◆ **Short exercise**
Write the data out again exactly, with no pictures.

◆ **Dataset content**
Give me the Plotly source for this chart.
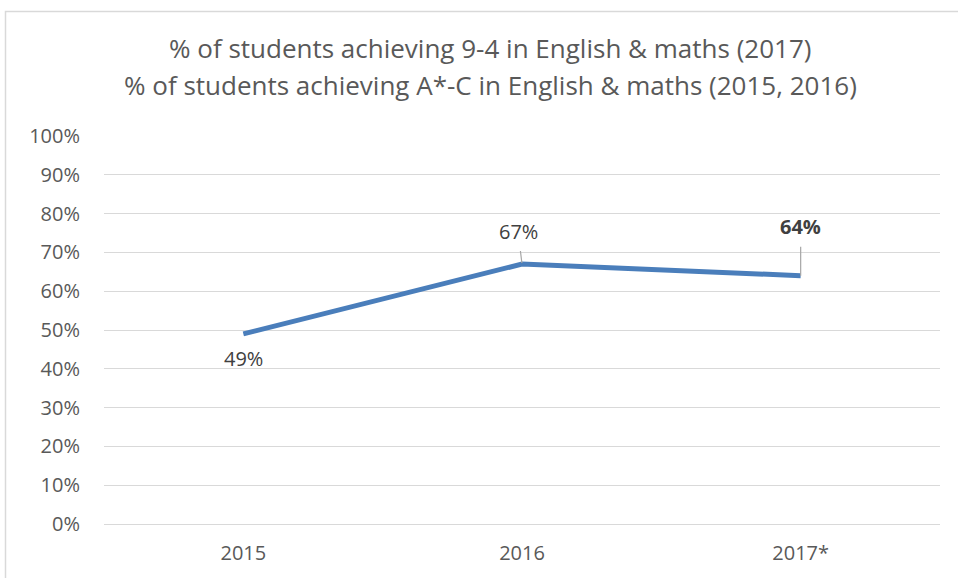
import plotly.graph_objects as go

years = ["2015", "2016", "2017*"]
values = [0.49, 0.67, 0.64]
labels = ["49%", "67%", "64%"]
title_lines = ["% of students achieving 9-4 in English & maths (2017)",
               "% of students achieving A*-C in English & maths (2015, 2016)"]

FONT = "'Open Sans', Lato, sans-serif"
GREY = "#595959"
GRID = "#d9d9d9"

T, B = 136, 527
PH = B - T

fig = go.Figure()
fig.add_trace(go.Scatter(x=years, y=values, mode="lines",
                         line=dict(color="#4a7ebb", width=5), hoverinfo="skip"))

idx = list(range(len(years)))
ann = []
# title lines
ann.append(dict(text=title_lines[0], xref="paper", yref="paper", x=(490-104)/836, y=(B-47)/PH,
                showarrow=False, xanchor="center", yanchor="middle",
                font=dict(family=FONT, size=26, color=GREY)))
ann.append(dict(text=title_lines[1], xref="paper", yref="paper", x=(490-104)/836, y=(B-85)/PH,
                showarrow=False, xanchor="center", yanchor="middle",
                font=dict(family=FONT, size=26, color=GREY)))
# data labels
ann.append(dict(x=idx[0], y=values[0], text=labels[0], showarrow=False, yshift=-25,
                font=dict(family=FONT, size=20, color="#404040")))
ann.append(dict(x=idx[1], y=values[1], text=labels[1], showarrow=True, arrowhead=0,
                arrowwidth=1.2, arrowcolor="#a6a6a6", ax=-4, ay=-33, standoff=1, startstandoff=5,
                font=dict(family=FONT, size=20, color="#404040")))
ann.append(dict(x=idx[2], y=values[2], text="<b>" + labels[2] + "</b>", showarrow=True, arrowhead=0,
                arrowwidth=1.2, arrowcolor="#a6a6a6", ax=0, ay=-49, standoff=0, startstandoff=5,
                font=dict(family=FONT, size=20, color="#404040")))

fig.update_layout(
    width=958, height=578,
    margin=dict(l=104, r=18, t=T, b=578 - B),
    paper_bgcolor="white", plot_bgcolor="white",
    showlegend=False,
    annotations=ann,
    font=dict(family=FONT, color=GREY),
    shapes=[dict(type="rect", xref="paper", yref="paper",
                 x0=(5.5-104)/836, x1=(975-104)/836, y0=(B-600)/PH, y1=(B-10.5)/PH,
                 line=dict(color=GRID, width=1.5), fillcolor="rgba(0,0,0,0)", layer="below")],
)
fig.update_xaxes(type="category", range=[-0.5, 2.5], showgrid=False, zeroline=False,
                 showline=False, ticks="", tickfont=dict(family=FONT, size=20, color=GREY),
                 ticklabelstandoff=15)
fig.update_yaxes(range=[0, 1], dtick=0.1, tickformat=".0%", showgrid=True, gridcolor=GRID,
                 gridwidth=1.3, zeroline=True, zerolinecolor=GRID, zerolinewidth=1.3,
                 showline=False, ticks="", tickfont=dict(family=FONT, size=20, color=GREY),
                 ticklabelstandoff=23)

fig.write_html("out.html", config={"displayModeBar": False},
               post_script="document.body.style.margin='0';")
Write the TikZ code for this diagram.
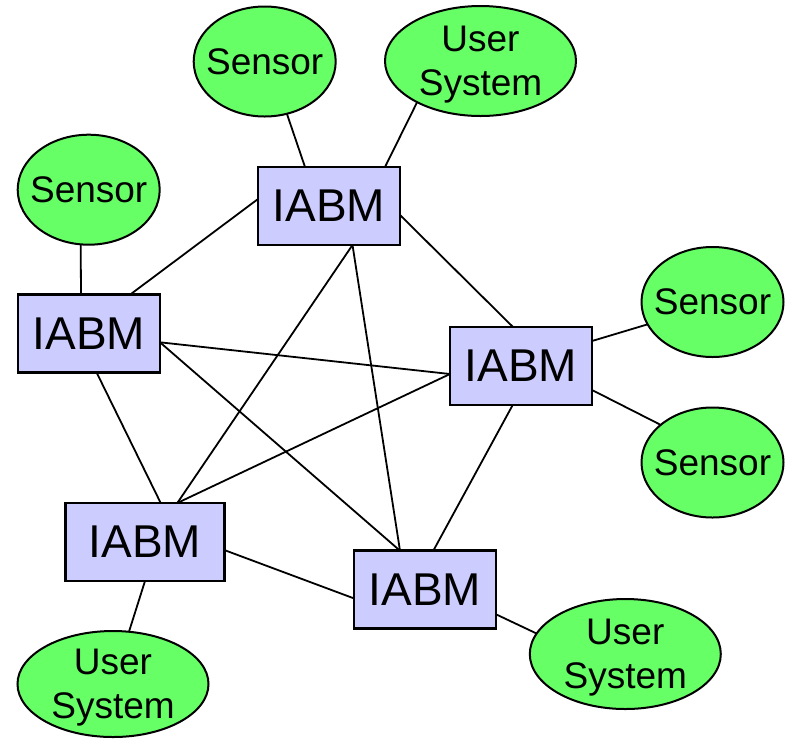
\documentclass[tikz,border=0pt]{standalone}
\usepackage{fontspec}
\setmainfont{Liberation Sans}
\usetikzlibrary{backgrounds,shapes.geometric}
\definecolor{boxfill}{HTML}{CCCCFF}
\definecolor{ellfill}{HTML}{66FF66}
\tikzset{
  iabm/.style={draw=black, line width=2.6pt, fill=boxfill, rectangle,
    minimum width=142pt, minimum height=78pt, inner sep=0pt, outer sep=0pt,
    font=\fontsize{46}{52}\selectfont},
  ell/.style={draw=black, line width=2pt, fill=ellfill, ellipse,
    inner sep=-20pt, outer sep=0pt, align=center,
    font=\fontsize{37}{44}\selectfont},
  sensorell/.style={ell, minimum width=142pt, minimum height=110pt},
  userell/.style={ell, minimum width=191pt, minimum height=110pt},
  link/.style={draw=black, line width=1.8pt}
}
\begin{document}
\begin{tikzpicture}[x=1pt,y=1pt]
\useasboundingbox (0,0) rectangle (792,-740);
% IABM boxes
\node[iabm] (T)  at (329,-206) {IABM};
\node[iabm] (L)  at (89,-333.7) {IABM};
\node[iabm] (R)  at (521,-366) {IABM};
\node[iabm, minimum width=158.5pt] (BL) at (145,-542) {IABM};
\node[iabm] (BR) at (425,-589.7) {IABM};
% ellipses
\node[sensorell] (ST)  at (264.7,-61.5) {Sensor};
\node[userell]   (UT)  at (480.5,-61) {User\\\smash{System}};
\node[sensorell] (SL)  at (88.7,-189.7) {Sensor};
\node[sensorell] (SR1) at (712.5,-302) {Sensor};
\node[sensorell] (SR2) at (712.5,-462.5) {Sensor};
\node[userell, minimum height=106pt] (UBL) at (113,-684) {User\\\smash{System}};
\node[userell]   (UBR) at (625.3,-654) {User\\\smash{System}};
% connectors
\begin{scope}[on background layer]
\draw[link] ([xshift=-24pt]T.north) -- (ST.-67);
\draw[link] ([xshift=56pt]T.north) -- (UT.213);
\draw[link] ([xshift=-8pt]L.north) -- ([xshift=-8pt]SL.south);
\draw[link] ([yshift=7pt]T.west) -- ([xshift=41pt]L.north);
\draw[link] ([yshift=-9pt]T.east) -- ([xshift=-8pt]R.north);
\draw[link] ([xshift=23.5pt]T.south) -- ([xshift=32.3pt]BL.north);
\draw[link] ([xshift=23.5pt]T.south) -- ([xshift=-25pt]BR.north);
\draw[link] ([yshift=-8.6pt]L.east) -- ([yshift=-8pt]R.west);
\draw[link] ([yshift=-8.6pt]L.east) -- ([xshift=-25pt]BR.north);
\draw[link] ([xshift=7.7pt]L.south) -- ([xshift=15.7pt]BL.north);
\draw[link] ([yshift=-8pt]R.west) -- ([xshift=32.3pt]BL.north);
\draw[link] ([xshift=-8.3pt]R.south) -- ([xshift=8.3pt]BR.north);
\draw[link] ([yshift=25pt]R.east) -- (SR1.199);
\draw[link] ([yshift=-24pt]R.east) -- (SR2.144);
\draw[link] ([yshift=-8pt]BL.east) -- ([yshift=-8.7pt]BR.west);
\draw[link] (BL.south) -- (UBL.73);
\draw[link] ([yshift=-24.6pt]BR.east) -- (UBR.167);
\end{scope}
\end{tikzpicture}
\end{document}
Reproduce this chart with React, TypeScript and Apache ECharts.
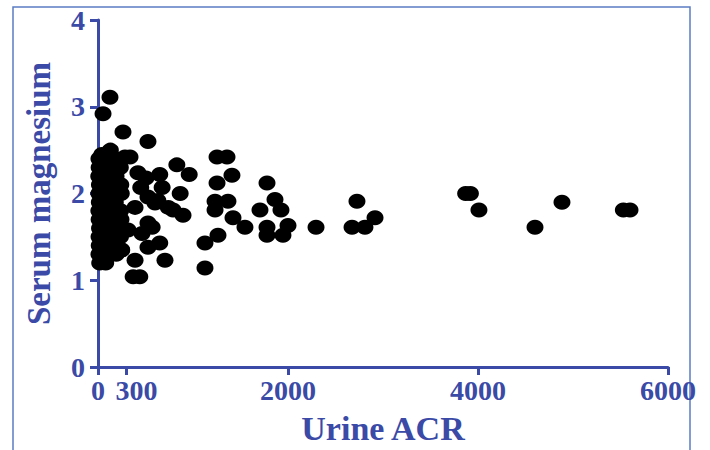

◆ **Answer to the task**
Give me the Plotly source for this chart.
import plotly.graph_objects as go

years = ["2015", "2016", "2017*"]
values = [0.49, 0.67, 0.64]
labels = ["49%", "67%", "64%"]
title_lines = ["% of students achieving 9-4 in English & maths (2017)",
               "% of students achieving A*-C in English & maths (2015, 2016)"]

FONT = "'Open Sans', Lato, sans-serif"
GREY = "#595959"
GRID = "#d9d9d9"

T, B = 136, 527
PH = B - T

fig = go.Figure()
fig.add_trace(go.Scatter(x=years, y=values, mode="lines",
                         line=dict(color="#4a7ebb", width=5), hoverinfo="skip"))

idx = list(range(len(years)))
ann = []
# title lines
ann.append(dict(text=title_lines[0], xref="paper", yref="paper", x=(490-104)/836, y=(B-47)/PH,
                showarrow=False, xanchor="center", yanchor="middle",
                font=dict(family=FONT, size=26, color=GREY)))
ann.append(dict(text=title_lines[1], xref="paper", yref="paper", x=(490-104)/836, y=(B-85)/PH,
                showarrow=False, xanchor="center", yanchor="middle",
                font=dict(family=FONT, size=26, color=GREY)))
# data labels
ann.append(dict(x=idx[0], y=values[0], text=labels[0], showarrow=False, yshift=-25,
                font=dict(family=FONT, size=20, color="#404040")))
ann.append(dict(x=idx[1], y=values[1], text=labels[1], showarrow=True, arrowhead=0,
                arrowwidth=1.2, arrowcolor="#a6a6a6", ax=-4, ay=-33, standoff=1, startstandoff=5,
                font=dict(family=FONT, size=20, color="#404040")))
ann.append(dict(x=idx[2], y=values[2], text="<b>" + labels[2] + "</b>", showarrow=True, arrowhead=0,
                arrowwidth=1.2, arrowcolor="#a6a6a6", ax=0, ay=-49, standoff=0, startstandoff=5,
                font=dict(family=FONT, size=20, color="#404040")))

fig.update_layout(
    width=958, height=578,
    margin=dict(l=104, r=18, t=T, b=578 - B),
    paper_bgcolor="white", plot_bgcolor="white",
    showlegend=False,
    annotations=ann,
    font=dict(family=FONT, color=GREY),
    shapes=[dict(type="rect", xref="paper", yref="paper",
                 x0=(5.5-104)/836, x1=(975-104)/836, y0=(B-600)/PH, y1=(B-10.5)/PH,
                 line=dict(color=GRID, width=1.5), fillcolor="rgba(0,0,0,0)", layer="below")],
)
fig.update_xaxes(type="category", range=[-0.5, 2.5], showgrid=False, zeroline=False,
                 showline=False, ticks="", tickfont=dict(family=FONT, size=20, color=GREY),
                 ticklabelstandoff=15)
fig.update_yaxes(range=[0, 1], dtick=0.1, tickformat=".0%", showgrid=True, gridcolor=GRID,
                 gridwidth=1.3, zeroline=True, zerolinecolor=GRID, zerolinewidth=1.3,
                 showline=False, ticks="", tickfont=dict(family=FONT, size=20, color=GREY),
                 ticklabelstandoff=23)

fig.write_html("out.html", config={"displayModeBar": False},
               post_script="document.body.style.margin='0';")
Write the TikZ code for this diagram.
\documentclass[tikz,border=0pt]{standalone}
\usepackage{fontspec}
\setmainfont{Liberation Sans}
\usetikzlibrary{backgrounds,shapes.geometric}
\definecolor{boxfill}{HTML}{CCCCFF}
\definecolor{ellfill}{HTML}{66FF66}
\tikzset{
  iabm/.style={draw=black, line width=2.6pt, fill=boxfill, rectangle,
    minimum width=142pt, minimum height=78pt, inner sep=0pt, outer sep=0pt,
    font=\fontsize{46}{52}\selectfont},
  ell/.style={draw=black, line width=2pt, fill=ellfill, ellipse,
    inner sep=-20pt, outer sep=0pt, align=center,
    font=\fontsize{37}{44}\selectfont},
  sensorell/.style={ell, minimum width=142pt, minimum height=110pt},
  userell/.style={ell, minimum width=191pt, minimum height=110pt},
  link/.style={draw=black, line width=1.8pt}
}
\begin{document}
\begin{tikzpicture}[x=1pt,y=1pt]
\useasboundingbox (0,0) rectangle (792,-740);
% IABM boxes
\node[iabm] (T)  at (329,-206) {IABM};
\node[iabm] (L)  at (89,-333.7) {IABM};
\node[iabm] (R)  at (521,-366) {IABM};
\node[iabm, minimum width=158.5pt] (BL) at (145,-542) {IABM};
\node[iabm] (BR) at (425,-589.7) {IABM};
% ellipses
\node[sensorell] (ST)  at (264.7,-61.5) {Sensor};
\node[userell]   (UT)  at (480.5,-61) {User\\\smash{System}};
\node[sensorell] (SL)  at (88.7,-189.7) {Sensor};
\node[sensorell] (SR1) at (712.5,-302) {Sensor};
\node[sensorell] (SR2) at (712.5,-462.5) {Sensor};
\node[userell, minimum height=106pt] (UBL) at (113,-684) {User\\\smash{System}};
\node[userell]   (UBR) at (625.3,-654) {User\\\smash{System}};
% connectors
\begin{scope}[on background layer]
\draw[link] ([xshift=-24pt]T.north) -- (ST.-67);
\draw[link] ([xshift=56pt]T.north) -- (UT.213);
\draw[link] ([xshift=-8pt]L.north) -- ([xshift=-8pt]SL.south);
\draw[link] ([yshift=7pt]T.west) -- ([xshift=41pt]L.north);
\draw[link] ([yshift=-9pt]T.east) -- ([xshift=-8pt]R.north);
\draw[link] ([xshift=23.5pt]T.south) -- ([xshift=32.3pt]BL.north);
\draw[link] ([xshift=23.5pt]T.south) -- ([xshift=-25pt]BR.north);
\draw[link] ([yshift=-8.6pt]L.east) -- ([yshift=-8pt]R.west);
\draw[link] ([yshift=-8.6pt]L.east) -- ([xshift=-25pt]BR.north);
\draw[link] ([xshift=7.7pt]L.south) -- ([xshift=15.7pt]BL.north);
\draw[link] ([yshift=-8pt]R.west) -- ([xshift=32.3pt]BL.north);
\draw[link] ([xshift=-8.3pt]R.south) -- ([xshift=8.3pt]BR.north);
\draw[link] ([yshift=25pt]R.east) -- (SR1.199);
\draw[link] ([yshift=-24pt]R.east) -- (SR2.144);
\draw[link] ([yshift=-8pt]BL.east) -- ([yshift=-8.7pt]BR.west);
\draw[link] (BL.south) -- (UBL.73);
\draw[link] ([yshift=-24.6pt]BR.east) -- (UBR.167);
\end{scope}
\end{tikzpicture}
\end{document}
Reproduce this chart with React, TypeScript and Apache ECharts.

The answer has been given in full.